▶ What is being asked
Leave out every picture, then transcribe the rest of the listing exactly.

Records with drawing code:
● ● ● ● ●

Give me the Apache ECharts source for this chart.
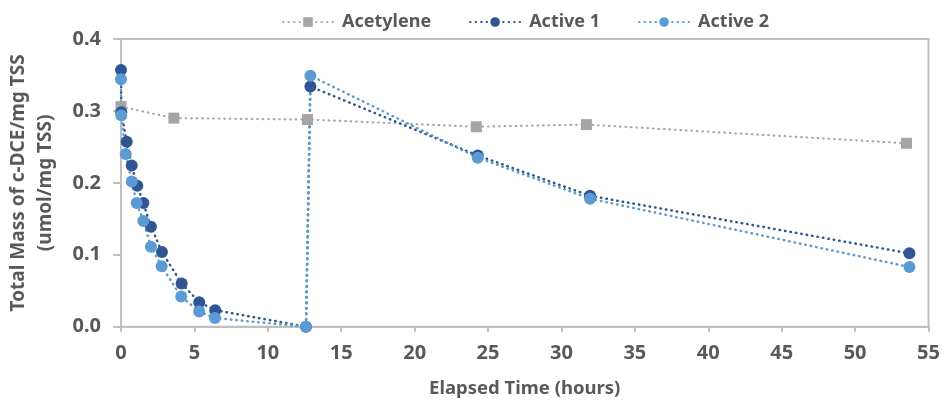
<!DOCTYPE html>
<html>
<head>
<meta charset="utf-8">
<script src="https://cdn.jsdelivr.net/npm/echarts@6/dist/echarts.min.js"></script>
<style>
  html, body { margin: 0; padding: 0; background: #fff; }
  #chart { width: 945px; height: 403px; }
</style>
</head>
<body>
<div id="chart"></div>
<script>
// Elapsed time (hours) and c-DCE mass (umol/mg TSS) per condition
const acetyleneTime = [0, 3.6, 12.7, 24.2, 31.7, 53.5];
const acetyleneMass = [0.306, 0.290, 0.288, 0.278, 0.281, 0.255];

const active1Time = [0, 0.02, 0.39, 0.73, 1.11, 1.52, 2.04, 2.79, 4.13, 5.33, 6.42, 12.6, 12.9, 24.3, 31.95, 53.7];
const active1Mass = [0.357, 0.298, 0.257, 0.224, 0.196, 0.172, 0.139, 0.104, 0.060, 0.034, 0.023, 0.0, 0.334, 0.238, 0.182, 0.102];

const active2Time = [0, 0.02, 0.32, 0.73, 1.07, 1.52, 2.04, 2.77, 4.1, 5.33, 6.4, 12.6, 12.9, 24.3, 31.95, 53.7];
const active2Mass = [0.344, 0.294, 0.240, 0.202, 0.172, 0.147, 0.111, 0.084, 0.042, 0.021, 0.012, 0.0, 0.349, 0.235, 0.178, 0.083];

const xTicks = { min: 0, max: 55, step: 5 };
const yTicks = { min: 0, max: 0.4, step: 0.1 };

const FONT = '"Noto Sans", "Open Sans", sans-serif';
const TEXT = '#595959';
const AXIS = '#BFBFBF';

const pair = (xs, ys) => xs.map((x, i) => [x, ys[i]]);
const dotted = (color, width) => ({ color, width, type: [0.5, 5], cap: 'round' });

const chart = echarts.init(document.getElementById('chart'), null, { renderer: 'canvas' });
chart.setOption({
  animation: false,
  backgroundColor: '#fff',
  textStyle: { fontFamily: FONT },
  legend: {
    top: 8,
    left: 277,
    itemWidth: 50,
    itemHeight: 12,
    itemGap: 38,
    textStyle: { fontFamily: FONT, fontSize: 18, fontWeight: 'bold', color: TEXT, padding: [0, 0, 0, 4] },
    data: ['Acetylene', 'Active 1', 'Active 2']
  },
  grid: {
    left: 121, right: 16.5, top: 39, bottom: 76.3,
    outerBoundsMode: 'none',
    containLabel: false,
    show: true, borderColor: AXIS, borderWidth: 2
  },
  xAxis: {
    type: 'value',
    min: xTicks.min, max: xTicks.max, interval: xTicks.step,
    name: 'Elapsed Time (hours)',
    nameLocation: 'middle',
    nameGap: 53,
    nameTextStyle: { fontFamily: FONT, fontSize: 18.5, fontWeight: 'bold', color: TEXT },
    axisLine: { lineStyle: { color: AXIS, width: 2 } },
    axisTick: { show: true, length: 5, lineStyle: { color: AXIS, width: 2 } },
    axisLabel: { margin: 17, fontFamily: FONT, fontSize: 20, fontWeight: 'bold', color: TEXT },
    splitLine: { show: false }
  },
  yAxis: {
    type: 'value',
    min: yTicks.min, max: yTicks.max, interval: yTicks.step,
    name: 'Total Mass of c-DCE/mg TSS\n(umol/mg TSS)',
    nameLocation: 'middle',
    nameGap: 62,
    nameTextStyle: { fontFamily: FONT, fontSize: 19, fontWeight: 'bold', color: TEXT, lineHeight: 27 },
    axisLine: { show: true, lineStyle: { color: AXIS, width: 2 } },
    axisTick: { show: true, length: 8, lineStyle: { color: AXIS, width: 2 } },
    axisLabel: { margin: 20, fontFamily: FONT, fontSize: 20, fontWeight: 'bold', color: TEXT,
      formatter: v => v.toFixed(1) },
    splitLine: { show: false }
  },
  series: [
    {
      name: 'Acetylene', type: 'line',
      data: pair(acetyleneTime, acetyleneMass),
      symbol: 'rect', symbolSize: 11,
      itemStyle: { color: '#A5A5A5' },
      lineStyle: dotted('#A5A5A5', 2.2)
    },
    {
      name: 'Active 1', type: 'line',
      data: pair(active1Time, active1Mass),
      symbol: 'circle', symbolSize: 12,
      itemStyle: { color: '#2F5597' },
      lineStyle: dotted('#2F5597', 2.5)
    },
    {
      name: 'Active 2', type: 'line',
      data: pair(active2Time, active2Mass),
      symbol: 'circle', symbolSize: 12,
      itemStyle: { color: '#5B9BD5' },
      lineStyle: dotted('#5B9BD5', 2.5)
    }
  ]
});
</script>
</body>
</html>
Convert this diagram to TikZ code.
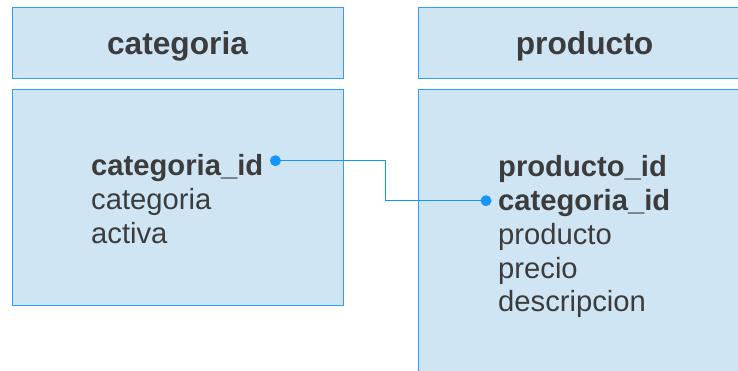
\documentclass[tikz,border=0pt]{standalone}
\usepackage{fontspec}
\setmainfont{Liberation Sans}
\usetikzlibrary{positioning}

\definecolor{tablefill}{RGB}{207,229,243}
\definecolor{tableline}{RGB}{45,160,245}
\definecolor{linkblue}{RGB}{20,150,252}
\definecolor{fieldtext}{RGB}{60,60,60}

\tikzset{
  tablebox/.style={draw=tableline, fill=tablefill, line width=1.4pt, anchor=north west, inner sep=0pt},
  tabletitle/.style={text=fieldtext, font=\fontsize{31.7}{38}\selectfont\bfseries},
  field/.style={text=fieldtext, anchor=base west, inner sep=0pt, font=\fontsize{29.2}{34}\selectfont},
  keyfield/.style={field, font=\fontsize{29.2}{34}\selectfont\bfseries},
  linkdot/.style={circle, fill=linkblue, inner sep=0pt, minimum size=11pt},
}

\begin{document}
\begin{tikzpicture}[x=1pt, y=-1pt]
    \useasboundingbox (0,0) rectangle (738,371);
    \clip (0,0) rectangle (738,371);

    % categoria
    \node[tablebox, minimum width=331pt, minimum height=71pt] (cathead) at (12,7) {};
    \node[tabletitle] (cattitle) at (177.5,46) {categoria};
    \node[tablebox, minimum width=331pt, minimum height=216pt] (catbody) at (12,89) {};
    \node[keyfield] (catid) at (91,176) {categoria\_id};
    \node[field] (catname) at (91,209.5) {categoria};
    \node[field] (catactive) at (91,243.5) {activa};

    % producto
    \node[tablebox, minimum width=340pt, minimum height=71pt] (prodhead) at (418,7) {};
    \node[tabletitle] (prodtitle) at (584.5,46) {producto};
    \node[tablebox, minimum width=340pt, minimum height=320pt] (prodbody) at (418,89) {};
    \node[keyfield] (prodid) at (498,176.5) {producto\_id};
    \node[keyfield] (prodcat) at (498,210.5) {categoria\_id};
    \node[field] (prodname) at (498,244) {producto};
    \node[field] (prodprice) at (498,278) {precio};
    \node[field] (proddesc) at (498,311.5) {descripcion};

    % relation
    \node[linkdot] (catdot) at ([xshift=12pt, yshift=15.3pt]catid.base east) {};
    \node[linkdot] (proddot) at ([xshift=-12pt, yshift=9.8pt]prodcat.base west) {};
    \draw[linkblue, line width=1pt] (catdot.center) -| (385,0 |- proddot.center) -- (proddot.center);
\end{tikzpicture}
\end{document}
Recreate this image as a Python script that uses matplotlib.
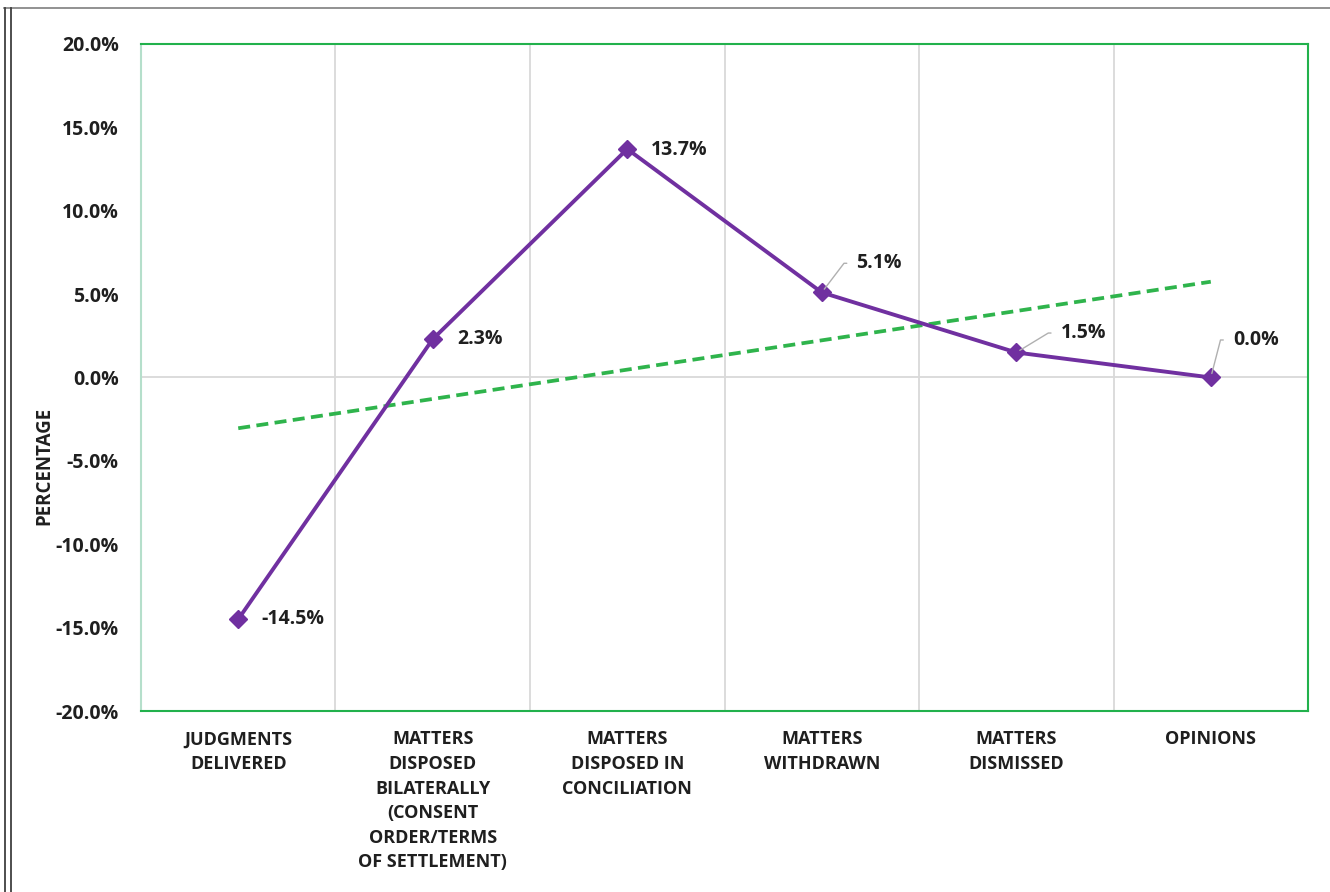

● ● ● ● ●

▶ Full output
Give me the Apache ECharts source for this chart.
<!DOCTYPE html>
<html>
<head>
<meta charset="utf-8">
<script src="https://cdn.jsdelivr.net/npm/echarts@6/dist/echarts.min.js"></script>
<style>
  html, body { margin: 0; padding: 0; background: #fff; }
  #chart { width: 945px; height: 403px; }
</style>
</head>
<body>
<div id="chart"></div>
<script>
// Elapsed time (hours) and c-DCE mass (umol/mg TSS) per condition
const acetyleneTime = [0, 3.6, 12.7, 24.2, 31.7, 53.5];
const acetyleneMass = [0.306, 0.290, 0.288, 0.278, 0.281, 0.255];

const active1Time = [0, 0.02, 0.39, 0.73, 1.11, 1.52, 2.04, 2.79, 4.13, 5.33, 6.42, 12.6, 12.9, 24.3, 31.95, 53.7];
const active1Mass = [0.357, 0.298, 0.257, 0.224, 0.196, 0.172, 0.139, 0.104, 0.060, 0.034, 0.023, 0.0, 0.334, 0.238, 0.182, 0.102];

const active2Time = [0, 0.02, 0.32, 0.73, 1.07, 1.52, 2.04, 2.77, 4.1, 5.33, 6.4, 12.6, 12.9, 24.3, 31.95, 53.7];
const active2Mass = [0.344, 0.294, 0.240, 0.202, 0.172, 0.147, 0.111, 0.084, 0.042, 0.021, 0.012, 0.0, 0.349, 0.235, 0.178, 0.083];

const xTicks = { min: 0, max: 55, step: 5 };
const yTicks = { min: 0, max: 0.4, step: 0.1 };

const FONT = '"Noto Sans", "Open Sans", sans-serif';
const TEXT = '#595959';
const AXIS = '#BFBFBF';

const pair = (xs, ys) => xs.map((x, i) => [x, ys[i]]);
const dotted = (color, width) => ({ color, width, type: [0.5, 5], cap: 'round' });

const chart = echarts.init(document.getElementById('chart'), null, { renderer: 'canvas' });
chart.setOption({
  animation: false,
  backgroundColor: '#fff',
  textStyle: { fontFamily: FONT },
  legend: {
    top: 8,
    left: 277,
    itemWidth: 50,
    itemHeight: 12,
    itemGap: 38,
    textStyle: { fontFamily: FONT, fontSize: 18, fontWeight: 'bold', color: TEXT, padding: [0, 0, 0, 4] },
    data: ['Acetylene', 'Active 1', 'Active 2']
  },
  grid: {
    left: 121, right: 16.5, top: 39, bottom: 76.3,
    outerBoundsMode: 'none',
    containLabel: false,
    show: true, borderColor: AXIS, borderWidth: 2
  },
  xAxis: {
    type: 'value',
    min: xTicks.min, max: xTicks.max, interval: xTicks.step,
    name: 'Elapsed Time (hours)',
    nameLocation: 'middle',
    nameGap: 53,
    nameTextStyle: { fontFamily: FONT, fontSize: 18.5, fontWeight: 'bold', color: TEXT },
    axisLine: { lineStyle: { color: AXIS, width: 2 } },
    axisTick: { show: true, length: 5, lineStyle: { color: AXIS, width: 2 } },
    axisLabel: { margin: 17, fontFamily: FONT, fontSize: 20, fontWeight: 'bold', color: TEXT },
    splitLine: { show: false }
  },
  yAxis: {
    type: 'value',
    min: yTicks.min, max: yTicks.max, interval: yTicks.step,
    name: 'Total Mass of c-DCE/mg TSS\n(umol/mg TSS)',
    nameLocation: 'middle',
    nameGap: 62,
    nameTextStyle: { fontFamily: FONT, fontSize: 19, fontWeight: 'bold', color: TEXT, lineHeight: 27 },
    axisLine: { show: true, lineStyle: { color: AXIS, width: 2 } },
    axisTick: { show: true, length: 8, lineStyle: { color: AXIS, width: 2 } },
    axisLabel: { margin: 20, fontFamily: FONT, fontSize: 20, fontWeight: 'bold', color: TEXT,
      formatter: v => v.toFixed(1) },
    splitLine: { show: false }
  },
  series: [
    {
      name: 'Acetylene', type: 'line',
      data: pair(acetyleneTime, acetyleneMass),
      symbol: 'rect', symbolSize: 11,
      itemStyle: { color: '#A5A5A5' },
      lineStyle: dotted('#A5A5A5', 2.2)
    },
    {
      name: 'Active 1', type: 'line',
      data: pair(active1Time, active1Mass),
      symbol: 'circle', symbolSize: 12,
      itemStyle: { color: '#2F5597' },
      lineStyle: dotted('#2F5597', 2.5)
    },
    {
      name: 'Active 2', type: 'line',
      data: pair(active2Time, active2Mass),
      symbol: 'circle', symbolSize: 12,
      itemStyle: { color: '#5B9BD5' },
      lineStyle: dotted('#5B9BD5', 2.5)
    }
  ]
});
</script>
</body>
</html>
Convert this diagram to TikZ code.
\documentclass[tikz,border=0pt]{standalone}
\usepackage{fontspec}
\setmainfont{Liberation Sans}
\usetikzlibrary{positioning}

\definecolor{tablefill}{RGB}{207,229,243}
\definecolor{tableline}{RGB}{45,160,245}
\definecolor{linkblue}{RGB}{20,150,252}
\definecolor{fieldtext}{RGB}{60,60,60}

\tikzset{
  tablebox/.style={draw=tableline, fill=tablefill, line width=1.4pt, anchor=north west, inner sep=0pt},
  tabletitle/.style={text=fieldtext, font=\fontsize{31.7}{38}\selectfont\bfseries},
  field/.style={text=fieldtext, anchor=base west, inner sep=0pt, font=\fontsize{29.2}{34}\selectfont},
  keyfield/.style={field, font=\fontsize{29.2}{34}\selectfont\bfseries},
  linkdot/.style={circle, fill=linkblue, inner sep=0pt, minimum size=11pt},
}

\begin{document}
\begin{tikzpicture}[x=1pt, y=-1pt]
    \useasboundingbox (0,0) rectangle (738,371);
    \clip (0,0) rectangle (738,371);

    % categoria
    \node[tablebox, minimum width=331pt, minimum height=71pt] (cathead) at (12,7) {};
    \node[tabletitle] (cattitle) at (177.5,46) {categoria};
    \node[tablebox, minimum width=331pt, minimum height=216pt] (catbody) at (12,89) {};
    \node[keyfield] (catid) at (91,176) {categoria\_id};
    \node[field] (catname) at (91,209.5) {categoria};
    \node[field] (catactive) at (91,243.5) {activa};

    % producto
    \node[tablebox, minimum width=340pt, minimum height=71pt] (prodhead) at (418,7) {};
    \node[tabletitle] (prodtitle) at (584.5,46) {producto};
    \node[tablebox, minimum width=340pt, minimum height=320pt] (prodbody) at (418,89) {};
    \node[keyfield] (prodid) at (498,176.5) {producto\_id};
    \node[keyfield] (prodcat) at (498,210.5) {categoria\_id};
    \node[field] (prodname) at (498,244) {producto};
    \node[field] (prodprice) at (498,278) {precio};
    \node[field] (proddesc) at (498,311.5) {descripcion};

    % relation
    \node[linkdot] (catdot) at ([xshift=12pt, yshift=15.3pt]catid.base east) {};
    \node[linkdot] (proddot) at ([xshift=-12pt, yshift=9.8pt]prodcat.base west) {};
    \draw[linkblue, line width=1pt] (catdot.center) -| (385,0 |- proddot.center) -- (proddot.center);
\end{tikzpicture}
\end{document}
Recreate this image as a Python script that uses matplotlib.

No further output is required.